Go through the material and pull out every line with the string "React" in it.

----- SOURCE EXCERPT -----

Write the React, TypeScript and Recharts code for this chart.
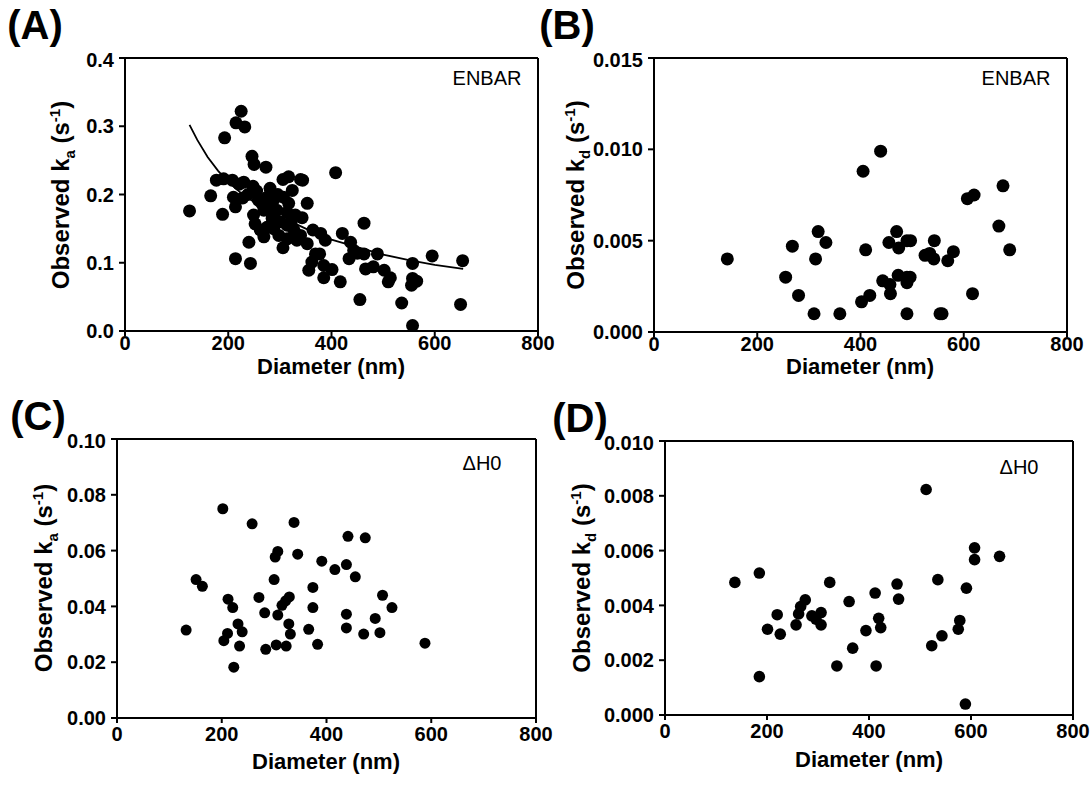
import React from 'react'
import { ScatterChart, Scatter, XAxis, YAxis, ReferenceLine } from 'recharts'

const FONT = '"Liberation Sans", Arial, sans-serif'

// Panel A: ENBAR, observed ka vs diameter
const aDiameter = [
  125, 225, 215, 232, 193, 246, 250, 273, 177, 191, 208, 221, 230, 248, 281, 306, 317, 340, 344, 408,
  166, 210, 228, 214, 189, 258, 275, 324, 353, 265, 288, 307, 317, 249, 269, 294, 314, 343, 252, 262,
  275, 288, 269, 314, 327, 240, 214, 243, 306, 314, 333, 353, 364, 379, 388, 369, 377, 356, 362, 385,
  401, 385, 417, 421, 437, 434, 443, 463, 463, 466, 455, 450, 489, 481, 502, 514, 510, 557, 557, 565,
  555, 595, 654, 536, 650, 557, 285, 300, 330, 296, 255, 238, 280, 322, 340, 298,
]
const aKa = [
  0.176, 0.322, 0.305, 0.299, 0.283, 0.256, 0.244, 0.24, 0.221, 0.223, 0.221, 0.215, 0.218, 0.212, 0.209, 0.222, 0.226, 0.222, 0.221, 0.232,
  0.198, 0.196, 0.195, 0.182, 0.171, 0.192, 0.196, 0.206, 0.187, 0.187, 0.192, 0.196, 0.187, 0.17, 0.177, 0.177, 0.174, 0.166, 0.157, 0.148,
  0.152, 0.15, 0.138, 0.155, 0.148, 0.13, 0.106, 0.099, 0.122, 0.135, 0.133, 0.128, 0.148, 0.143, 0.133, 0.113, 0.113, 0.089, 0.101, 0.096,
  0.09, 0.078, 0.072, 0.143, 0.13, 0.106, 0.118, 0.113, 0.158, 0.091, 0.046, 0.114, 0.113, 0.094, 0.089, 0.078, 0.072, 0.099, 0.077, 0.073,
  0.067, 0.11, 0.103, 0.041, 0.039, 0.008, 0.165, 0.16, 0.17, 0.2, 0.205, 0.2, 0.18, 0.16, 0.14, 0.14,
]
// fitted curve drawn in panel A
const aFitDiameter = [125, 140, 160, 180, 200, 225, 250, 300, 350, 400, 450, 500, 550, 600, 655]
const aFitKa = [0.302, 0.28, 0.255, 0.235, 0.218, 0.202, 0.189, 0.168, 0.15, 0.134, 0.123, 0.112, 0.104, 0.097, 0.091]

// Panel B: ENBAR, observed kd
const bDiameter = [
  142, 268, 255, 280, 310, 313, 318, 333, 360, 405, 439, 402, 410, 418, 443, 455, 457, 458, 470, 474,
  473, 490, 497, 490, 496, 490, 490, 525, 534, 542, 543, 558, 554, 569, 580, 607, 620, 617, 668, 676, 689,
]
const bKd = [
  0.004, 0.0047, 0.003, 0.002, 0.001, 0.004, 0.0055, 0.0049, 0.001, 0.0088, 0.0099, 0.00165, 0.0045, 0.002, 0.0028, 0.0049, 0.0026, 0.0021, 0.0055, 0.0046,
  0.0031, 0.005, 0.005, 0.003, 0.003, 0.0027, 0.001, 0.0042, 0.0043, 0.004, 0.005, 0.001, 0.001, 0.0039, 0.0044, 0.0073, 0.0075, 0.0021, 0.0058, 0.008, 0.0045,
]

// Panel C: ΔH0, observed ka
const cDiameter = [
  202, 258, 338, 441, 474, 307, 302, 345, 391, 416, 438, 151, 163, 300, 374, 455, 271, 212, 221, 329,
  322, 315, 374, 282, 307, 328, 331, 366, 438, 438, 132, 231, 239, 211, 204, 234, 284, 304, 323, 383,
  223, 507, 525, 493, 471, 502, 588,
]
const cKa = [
  0.075, 0.0696, 0.0701, 0.0651, 0.0646, 0.0597, 0.0577, 0.0587, 0.0562, 0.0532, 0.055, 0.0496, 0.0472, 0.0496, 0.0468, 0.0506, 0.0432, 0.0426, 0.0396, 0.0434,
  0.042, 0.0404, 0.0396, 0.0377, 0.0369, 0.0337, 0.0301, 0.0318, 0.0372, 0.0323, 0.0315, 0.0337, 0.0309, 0.0303, 0.0277, 0.0258, 0.0246, 0.0262, 0.0258, 0.0264,
  0.0182, 0.044, 0.0396, 0.0357, 0.0301, 0.0306, 0.0268,
]

// Panel D: ΔH0, observed kd
const dDiameter = [
  137, 185, 185, 201, 220, 226, 257, 262, 266, 275, 288, 306, 306, 296, 323, 337, 361, 368, 394, 412,
  414, 419, 423, 455, 458, 512, 523, 535, 543, 575, 578, 591, 589, 607, 607, 656,
]
const dKd = [
  0.00484, 0.00518, 0.0014, 0.00313, 0.00366, 0.00295, 0.00329, 0.00369, 0.00396, 0.0042, 0.00362, 0.00374, 0.00329, 0.0035, 0.00484, 0.00179, 0.00414, 0.00244, 0.00308, 0.00445,
  0.00179, 0.00353, 0.00319, 0.00478, 0.00423, 0.00823, 0.00253, 0.00494, 0.00289, 0.00313, 0.00345, 0.00463, 0.0004, 0.0061, 0.00567, 0.00579,
]

const xTicks = [0, 200, 400, 600, 800]

const pts = (xs: number[], ys: number[]) => xs.map((x, i) => ({ x, y: ys[i] }))

const YW = 80
const MT = 10
const MR = 30
const XH = 40

type PanelProps = {
  left: number
  top: number
  w: number
  h: number
  data: { x: number; y: number }[]
  yMax: number
  yTicks: number[]
  digits: number
  r: number
  xGap: number
  fit?: { x: number; y: number }[]
}

function Panel({ left, top, w, h, data, yMax, yTicks, digits, r, xGap, fit }: PanelProps) {
  const tick = { fill: '#000', fontSize: 20, fontWeight: 700, fontFamily: FONT }
  const dot = (p: any) => <circle cx={p.cx} cy={p.cy} r={r} fill="#000" />
  return (
    <div style={{ position: 'absolute', left: left - YW, top: top - MT }}>
      <ScatterChart width={YW + w + MR} height={MT + h + XH} margin={{ top: MT, right: MR, bottom: 0, left: 0 }}>
        <XAxis
          type="number"
          dataKey="x"
          domain={[0, 800]}
          ticks={xTicks}
          height={XH}
          stroke="#000"
          strokeWidth={2}
          tickSize={5}
          tickMargin={xGap}
          tick={tick}
        />
        <YAxis
          type="number"
          dataKey="y"
          domain={[0, yMax]}
          ticks={yTicks}
          tickFormatter={(v: number) => v.toFixed(digits)}
          width={YW}
          stroke="#000"
          strokeWidth={2}
          tickSize={6}
          tickMargin={5}
          tick={tick}
          allowDataOverflow
        />
        <ReferenceLine y={yMax} stroke="#000" strokeWidth={2} />
        <ReferenceLine x={800} stroke="#000" strokeWidth={2} />
        <Scatter data={data} shape={dot} isAnimationActive={false} />
        {fit && (
          <Scatter
            data={fit}
            line={{ stroke: '#000', strokeWidth: 1.8 }}
            lineType="joint"
            shape={() => <g />}
            isAnimationActive={false}
          />
        )}
      </ScatterChart>
    </div>
  )
}

function Txt({ x, y, size, bold, children }: { x: number; y: number; size: number; bold?: boolean; children: React.ReactNode }) {
  return (
    <div
      style={{
        position: 'absolute',
        left: x,
        top: y,
        transform: 'translate(-50%, -50%)',
        fontFamily: FONT,
        fontSize: size,
        fontWeight: bold ? 700 : 400,
        lineHeight: 1,
        whiteSpace: 'nowrap',
        color: '#000',
      }}
    >
      {children}
    </div>
  )
}

function YTitle({ x, y, sub }: { x: number; y: number; sub: string }) {
  return (
    <div
      style={{
        position: 'absolute',
        left: x,
        top: y,
        transform: 'translate(-50%, -50%) rotate(-90deg)',
        fontFamily: FONT,
        fontSize: 24,
        fontWeight: 700,
        lineHeight: 1,
        whiteSpace: 'nowrap',
        color: '#000',
      }}
    >
      Observed k<sub style={{ fontSize: 15 }}>{sub}</sub> (s<sup style={{ fontSize: 15 }}>-1</sup>)
    </div>
  )
}

export default function App() {
  return (
    <div style={{ position: 'absolute', left: 0, top: 0, width: 1090, height: 785, background: '#fff', overflow: 'hidden' }}>
      <Panel left={125} top={58} w={413} h={273} data={pts(aDiameter, aKa)} yMax={0.4} yTicks={[0, 0.1, 0.2, 0.3, 0.4]} digits={1} r={6.5} xGap={0} fit={pts(aFitDiameter, aFitKa)} />
      <Panel left={654} top={58} w={413} h={274} data={pts(bDiameter, bKd)} yMax={0.015} yTicks={[0, 0.005, 0.01, 0.015]} digits={3} r={6.5} xGap={0} />
      <Panel left={117} top={439} w={419} h={279} data={pts(cDiameter, cKa)} yMax={0.1} yTicks={[0, 0.02, 0.04, 0.06, 0.08, 0.1]} digits={2} r={5.5} xGap={4} />
      <Panel left={665} top={441} w={408} h={274} data={pts(dDiameter, dKd)} yMax={0.01} yTicks={[0, 0.002, 0.004, 0.006, 0.008, 0.01]} digits={3} r={5.8} xGap={4} />

      <Txt x={35} y={25} size={40} bold>(A)</Txt>
      <Txt x={567} y={25} size={40} bold>(B)</Txt>
      <Txt x={38} y={416} size={40} bold>(C)</Txt>
      <Txt x={580} y={418} size={40} bold>(D)</Txt>

      <Txt x={487} y={78} size={20}>ENBAR</Txt>
      <Txt x={1016} y={78} size={20}>ENBAR</Txt>
      <Txt x={482} y={463} size={20}>ΔH0</Txt>
      <Txt x={1019} y={467} size={20}>ΔH0</Txt>

      <Txt x={331} y={367} size={22} bold>Diameter (nm)</Txt>
      <Txt x={860} y={367} size={22} bold>Diameter (nm)</Txt>
      <Txt x={326} y={762} size={22} bold>Diameter (nm)</Txt>
      <Txt x={869} y={760} size={22} bold>Diameter (nm)</Txt>

      <YTitle x={62} y={195} sub="a" />
      <YTitle x={577} y={195} sub="d" />
      <YTitle x={45} y={578} sub="a" />
      <YTitle x={583} y={578} sub="d" />
    </div>
  )
}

-----

### COMPLETE RESPONSE
Write the React, TypeScript and Recharts code for this chart.
import React from 'react'
function Txt({ x, y, size, bold, children }: { x: number; y: number; size: number; bold?: boolean; children: React.ReactNode }) {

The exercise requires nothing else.